§ EXERCISE GOAL
Exact reproduction is required for the lines bounded by the one containing "What React, TypeScript" and the one containing "import * as", both bounds included. Print them without any pictures.

Rows from a dataset of charts and code
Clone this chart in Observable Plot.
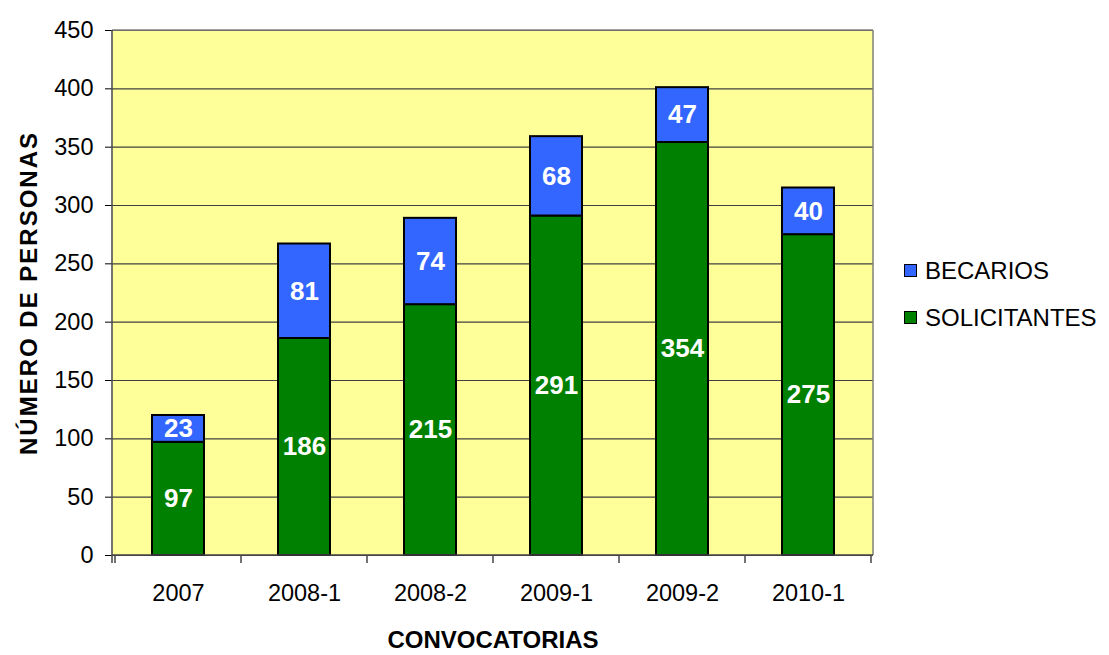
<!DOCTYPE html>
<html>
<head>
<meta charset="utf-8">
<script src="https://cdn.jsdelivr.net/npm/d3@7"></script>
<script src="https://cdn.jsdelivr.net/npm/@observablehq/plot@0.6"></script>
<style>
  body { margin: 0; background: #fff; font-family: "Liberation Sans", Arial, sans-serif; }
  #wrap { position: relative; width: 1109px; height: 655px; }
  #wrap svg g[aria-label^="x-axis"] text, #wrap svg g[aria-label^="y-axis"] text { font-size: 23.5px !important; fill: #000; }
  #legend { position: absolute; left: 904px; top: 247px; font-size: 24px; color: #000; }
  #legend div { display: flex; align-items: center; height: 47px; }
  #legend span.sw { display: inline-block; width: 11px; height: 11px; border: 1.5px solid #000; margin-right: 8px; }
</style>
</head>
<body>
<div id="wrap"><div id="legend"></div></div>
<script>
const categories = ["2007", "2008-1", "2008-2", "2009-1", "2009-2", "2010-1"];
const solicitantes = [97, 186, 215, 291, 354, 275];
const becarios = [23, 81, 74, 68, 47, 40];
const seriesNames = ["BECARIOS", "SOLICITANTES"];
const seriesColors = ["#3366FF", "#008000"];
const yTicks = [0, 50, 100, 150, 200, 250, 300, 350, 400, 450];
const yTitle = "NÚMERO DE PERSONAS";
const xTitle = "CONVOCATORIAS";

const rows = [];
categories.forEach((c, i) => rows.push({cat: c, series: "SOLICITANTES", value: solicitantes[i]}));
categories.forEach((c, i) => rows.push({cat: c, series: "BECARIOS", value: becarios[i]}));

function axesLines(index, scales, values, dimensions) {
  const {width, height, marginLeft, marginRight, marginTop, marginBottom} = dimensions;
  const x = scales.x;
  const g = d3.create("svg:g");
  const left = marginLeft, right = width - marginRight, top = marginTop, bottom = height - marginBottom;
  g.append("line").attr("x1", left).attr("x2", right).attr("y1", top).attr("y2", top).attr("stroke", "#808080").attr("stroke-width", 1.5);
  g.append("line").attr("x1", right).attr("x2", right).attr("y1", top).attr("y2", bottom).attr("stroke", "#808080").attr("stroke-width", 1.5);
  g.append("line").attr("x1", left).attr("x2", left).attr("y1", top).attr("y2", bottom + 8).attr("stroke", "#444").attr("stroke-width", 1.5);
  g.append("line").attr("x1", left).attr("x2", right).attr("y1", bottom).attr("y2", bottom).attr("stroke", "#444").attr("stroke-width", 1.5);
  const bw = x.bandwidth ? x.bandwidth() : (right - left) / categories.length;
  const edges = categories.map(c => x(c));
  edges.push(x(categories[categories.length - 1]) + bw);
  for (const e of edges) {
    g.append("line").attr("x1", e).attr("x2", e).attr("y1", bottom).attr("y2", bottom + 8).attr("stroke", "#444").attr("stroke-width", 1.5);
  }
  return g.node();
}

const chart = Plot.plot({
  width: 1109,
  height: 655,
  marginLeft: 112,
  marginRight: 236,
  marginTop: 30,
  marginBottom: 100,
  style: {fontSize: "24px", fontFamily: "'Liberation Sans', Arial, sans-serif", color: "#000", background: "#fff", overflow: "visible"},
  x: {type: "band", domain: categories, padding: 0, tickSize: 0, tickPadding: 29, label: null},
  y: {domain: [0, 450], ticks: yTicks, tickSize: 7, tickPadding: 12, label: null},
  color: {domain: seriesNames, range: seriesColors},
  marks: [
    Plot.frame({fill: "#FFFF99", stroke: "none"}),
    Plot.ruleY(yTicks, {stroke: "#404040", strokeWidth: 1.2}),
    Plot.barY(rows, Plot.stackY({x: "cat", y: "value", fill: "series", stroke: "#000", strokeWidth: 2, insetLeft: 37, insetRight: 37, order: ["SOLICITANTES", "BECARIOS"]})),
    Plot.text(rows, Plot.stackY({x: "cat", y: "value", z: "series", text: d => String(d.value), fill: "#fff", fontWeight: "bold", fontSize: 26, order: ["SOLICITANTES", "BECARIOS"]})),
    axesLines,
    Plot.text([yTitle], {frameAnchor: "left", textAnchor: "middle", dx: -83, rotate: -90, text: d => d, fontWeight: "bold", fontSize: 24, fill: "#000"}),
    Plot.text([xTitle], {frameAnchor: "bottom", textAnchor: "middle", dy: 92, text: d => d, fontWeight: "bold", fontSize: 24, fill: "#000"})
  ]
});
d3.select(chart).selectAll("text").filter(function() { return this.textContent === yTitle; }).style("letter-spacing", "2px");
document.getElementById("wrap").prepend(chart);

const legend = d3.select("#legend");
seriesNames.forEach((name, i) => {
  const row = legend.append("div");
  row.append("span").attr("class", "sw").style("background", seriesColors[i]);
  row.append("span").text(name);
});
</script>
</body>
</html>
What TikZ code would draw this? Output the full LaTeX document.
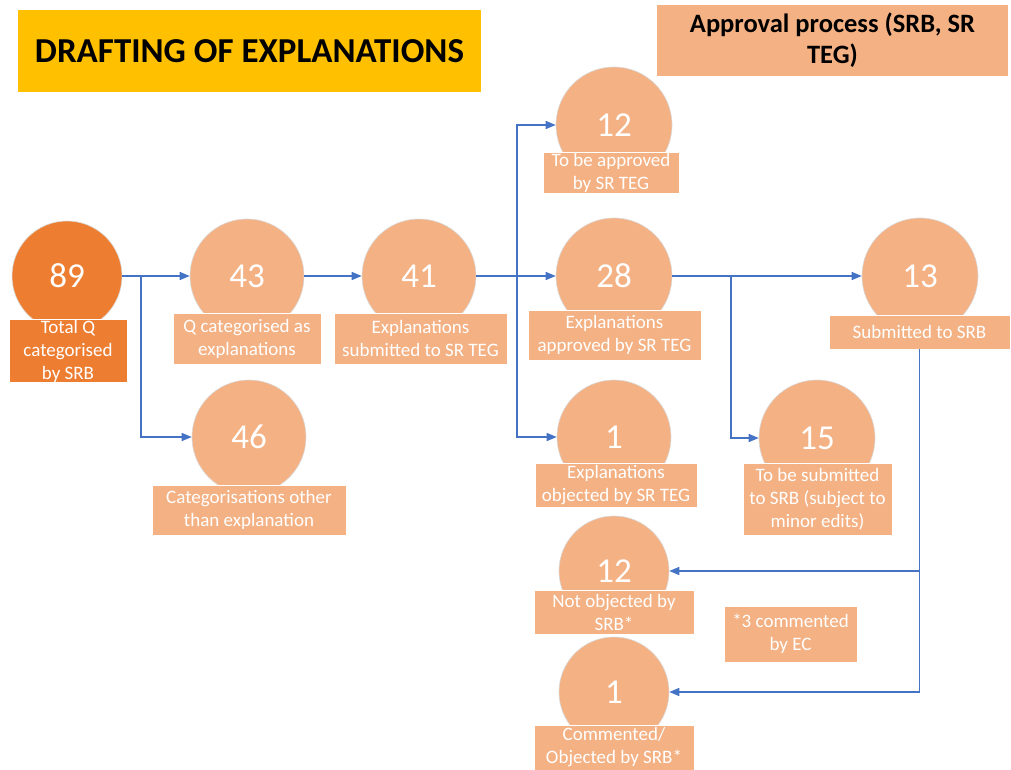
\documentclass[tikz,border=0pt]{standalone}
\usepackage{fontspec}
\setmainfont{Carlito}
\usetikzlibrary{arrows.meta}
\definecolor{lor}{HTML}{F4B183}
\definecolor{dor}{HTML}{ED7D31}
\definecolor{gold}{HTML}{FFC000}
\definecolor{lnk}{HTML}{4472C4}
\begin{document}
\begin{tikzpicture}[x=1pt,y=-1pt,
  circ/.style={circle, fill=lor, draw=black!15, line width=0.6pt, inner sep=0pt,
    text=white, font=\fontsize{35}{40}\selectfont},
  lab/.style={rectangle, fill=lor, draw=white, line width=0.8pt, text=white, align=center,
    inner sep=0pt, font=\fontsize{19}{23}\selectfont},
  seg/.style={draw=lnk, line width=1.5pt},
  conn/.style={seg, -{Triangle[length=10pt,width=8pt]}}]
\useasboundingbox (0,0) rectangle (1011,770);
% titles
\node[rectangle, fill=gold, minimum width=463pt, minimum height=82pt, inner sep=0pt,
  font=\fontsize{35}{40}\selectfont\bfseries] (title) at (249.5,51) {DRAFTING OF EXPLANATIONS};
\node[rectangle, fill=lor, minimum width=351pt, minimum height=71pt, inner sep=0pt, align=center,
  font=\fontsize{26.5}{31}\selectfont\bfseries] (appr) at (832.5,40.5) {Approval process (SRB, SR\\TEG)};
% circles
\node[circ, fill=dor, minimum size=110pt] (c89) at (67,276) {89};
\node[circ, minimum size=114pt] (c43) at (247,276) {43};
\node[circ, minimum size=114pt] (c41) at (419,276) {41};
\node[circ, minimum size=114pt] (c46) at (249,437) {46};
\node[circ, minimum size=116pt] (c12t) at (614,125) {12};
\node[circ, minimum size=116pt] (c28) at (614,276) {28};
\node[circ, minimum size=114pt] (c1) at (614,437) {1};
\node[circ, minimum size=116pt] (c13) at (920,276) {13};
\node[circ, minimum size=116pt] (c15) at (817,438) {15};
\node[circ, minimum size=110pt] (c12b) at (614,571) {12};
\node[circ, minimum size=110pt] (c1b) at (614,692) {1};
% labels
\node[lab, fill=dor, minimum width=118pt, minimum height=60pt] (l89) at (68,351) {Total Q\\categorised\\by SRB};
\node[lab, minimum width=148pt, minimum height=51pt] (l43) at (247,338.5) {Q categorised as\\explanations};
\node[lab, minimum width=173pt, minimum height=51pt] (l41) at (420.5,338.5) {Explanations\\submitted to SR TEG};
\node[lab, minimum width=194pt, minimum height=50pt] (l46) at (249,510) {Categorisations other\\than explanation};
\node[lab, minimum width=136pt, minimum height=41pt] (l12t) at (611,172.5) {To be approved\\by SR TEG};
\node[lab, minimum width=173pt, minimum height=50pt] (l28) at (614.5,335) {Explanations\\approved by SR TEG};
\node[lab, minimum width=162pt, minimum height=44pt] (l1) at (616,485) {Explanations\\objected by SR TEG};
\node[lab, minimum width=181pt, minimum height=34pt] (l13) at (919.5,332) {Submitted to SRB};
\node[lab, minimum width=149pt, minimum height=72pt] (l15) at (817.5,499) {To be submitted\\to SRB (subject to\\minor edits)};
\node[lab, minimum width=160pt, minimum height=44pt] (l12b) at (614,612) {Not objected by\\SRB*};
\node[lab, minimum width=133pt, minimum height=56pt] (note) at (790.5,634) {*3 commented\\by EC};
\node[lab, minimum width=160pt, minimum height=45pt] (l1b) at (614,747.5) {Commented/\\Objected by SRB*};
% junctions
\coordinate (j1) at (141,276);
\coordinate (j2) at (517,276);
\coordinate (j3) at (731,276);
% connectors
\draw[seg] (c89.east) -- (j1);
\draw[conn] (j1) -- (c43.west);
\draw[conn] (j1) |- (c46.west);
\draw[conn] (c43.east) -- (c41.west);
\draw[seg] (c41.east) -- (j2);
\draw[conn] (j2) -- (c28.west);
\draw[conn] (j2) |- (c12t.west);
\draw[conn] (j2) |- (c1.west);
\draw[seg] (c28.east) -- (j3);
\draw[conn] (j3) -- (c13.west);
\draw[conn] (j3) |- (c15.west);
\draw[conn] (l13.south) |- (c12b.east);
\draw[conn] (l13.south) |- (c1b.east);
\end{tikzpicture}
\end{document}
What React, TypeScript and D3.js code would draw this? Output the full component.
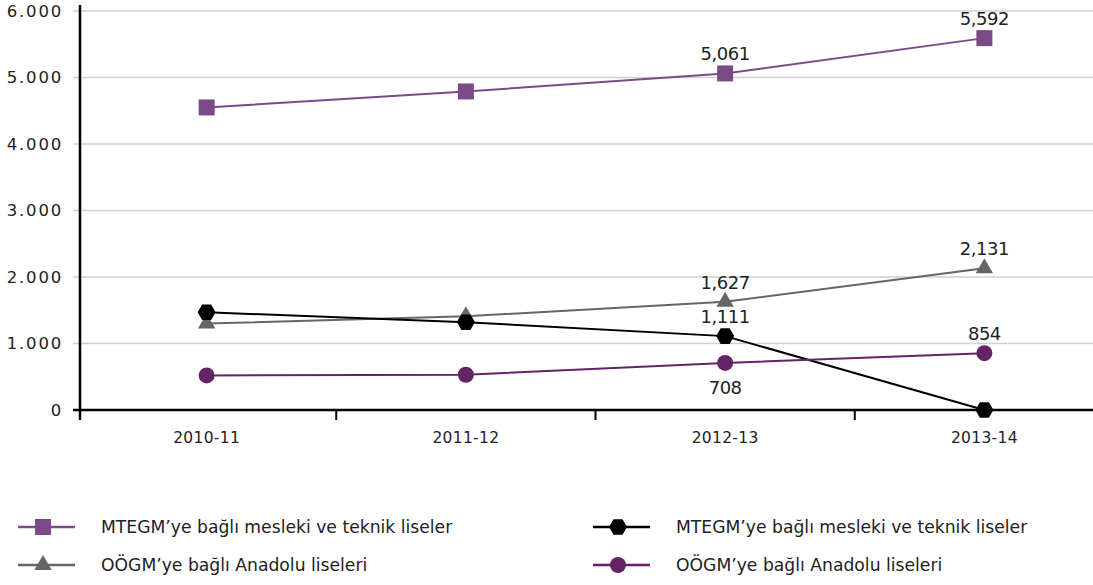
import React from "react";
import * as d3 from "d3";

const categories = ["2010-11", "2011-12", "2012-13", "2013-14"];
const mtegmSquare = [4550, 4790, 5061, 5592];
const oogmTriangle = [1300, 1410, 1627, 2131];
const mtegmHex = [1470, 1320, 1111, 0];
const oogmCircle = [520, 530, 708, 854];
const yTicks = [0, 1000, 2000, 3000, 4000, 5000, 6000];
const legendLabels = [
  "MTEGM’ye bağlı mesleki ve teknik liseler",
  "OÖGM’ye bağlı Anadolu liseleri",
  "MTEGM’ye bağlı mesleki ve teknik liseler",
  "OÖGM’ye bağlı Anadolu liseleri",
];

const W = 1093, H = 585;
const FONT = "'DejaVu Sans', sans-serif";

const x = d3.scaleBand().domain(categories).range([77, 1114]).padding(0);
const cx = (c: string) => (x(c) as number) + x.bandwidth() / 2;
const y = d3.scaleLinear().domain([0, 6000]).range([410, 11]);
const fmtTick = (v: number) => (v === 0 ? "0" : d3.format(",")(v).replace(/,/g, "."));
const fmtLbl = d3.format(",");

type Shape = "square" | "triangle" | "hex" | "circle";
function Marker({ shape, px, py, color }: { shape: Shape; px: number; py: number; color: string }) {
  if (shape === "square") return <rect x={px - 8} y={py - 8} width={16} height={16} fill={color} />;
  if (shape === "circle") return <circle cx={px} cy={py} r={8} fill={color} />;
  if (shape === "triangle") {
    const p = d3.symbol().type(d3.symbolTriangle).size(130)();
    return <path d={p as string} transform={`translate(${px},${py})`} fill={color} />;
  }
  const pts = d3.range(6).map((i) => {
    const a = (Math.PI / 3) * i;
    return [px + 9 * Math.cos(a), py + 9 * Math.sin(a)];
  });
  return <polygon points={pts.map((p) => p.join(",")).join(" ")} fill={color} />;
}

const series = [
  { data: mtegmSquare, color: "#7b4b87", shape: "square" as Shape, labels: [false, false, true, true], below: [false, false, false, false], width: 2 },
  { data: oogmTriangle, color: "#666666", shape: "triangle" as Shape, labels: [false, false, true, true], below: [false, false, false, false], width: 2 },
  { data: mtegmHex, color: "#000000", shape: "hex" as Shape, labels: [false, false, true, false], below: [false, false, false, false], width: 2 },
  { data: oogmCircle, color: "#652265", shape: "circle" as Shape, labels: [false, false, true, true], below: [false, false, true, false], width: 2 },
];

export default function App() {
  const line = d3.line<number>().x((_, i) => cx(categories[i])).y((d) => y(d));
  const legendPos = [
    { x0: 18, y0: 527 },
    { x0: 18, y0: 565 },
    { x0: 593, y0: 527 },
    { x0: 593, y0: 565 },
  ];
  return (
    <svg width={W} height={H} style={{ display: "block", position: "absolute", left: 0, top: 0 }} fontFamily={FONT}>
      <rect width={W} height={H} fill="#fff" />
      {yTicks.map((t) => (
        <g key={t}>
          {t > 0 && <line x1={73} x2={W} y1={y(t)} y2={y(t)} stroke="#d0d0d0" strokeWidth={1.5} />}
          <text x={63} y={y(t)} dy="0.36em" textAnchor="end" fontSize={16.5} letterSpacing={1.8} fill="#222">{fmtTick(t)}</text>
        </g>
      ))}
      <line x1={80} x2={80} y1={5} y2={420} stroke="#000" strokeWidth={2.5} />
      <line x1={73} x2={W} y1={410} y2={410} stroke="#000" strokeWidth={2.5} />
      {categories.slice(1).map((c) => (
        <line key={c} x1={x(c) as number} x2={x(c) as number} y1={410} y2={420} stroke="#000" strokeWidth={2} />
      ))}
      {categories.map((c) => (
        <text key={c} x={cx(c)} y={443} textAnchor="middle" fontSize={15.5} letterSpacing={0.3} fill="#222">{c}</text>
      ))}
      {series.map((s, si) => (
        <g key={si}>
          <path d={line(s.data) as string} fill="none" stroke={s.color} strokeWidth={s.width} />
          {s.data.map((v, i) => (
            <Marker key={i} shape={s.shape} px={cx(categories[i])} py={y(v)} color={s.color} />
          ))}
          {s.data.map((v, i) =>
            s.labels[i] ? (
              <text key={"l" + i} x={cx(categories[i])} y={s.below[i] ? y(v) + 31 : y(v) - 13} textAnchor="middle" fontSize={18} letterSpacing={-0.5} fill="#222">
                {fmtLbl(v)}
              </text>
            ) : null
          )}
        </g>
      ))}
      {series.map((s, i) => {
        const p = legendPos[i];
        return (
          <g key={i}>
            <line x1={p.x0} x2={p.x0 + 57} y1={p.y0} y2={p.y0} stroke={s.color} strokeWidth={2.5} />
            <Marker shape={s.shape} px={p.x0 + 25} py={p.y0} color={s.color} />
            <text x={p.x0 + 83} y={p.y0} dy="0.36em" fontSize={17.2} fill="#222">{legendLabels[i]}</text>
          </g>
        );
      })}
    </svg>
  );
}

§ COMPLETE OUTPUT
What React, TypeScript and D3.js code would draw this? Output the full component.
import React from "react";
import * as d3 from "d3";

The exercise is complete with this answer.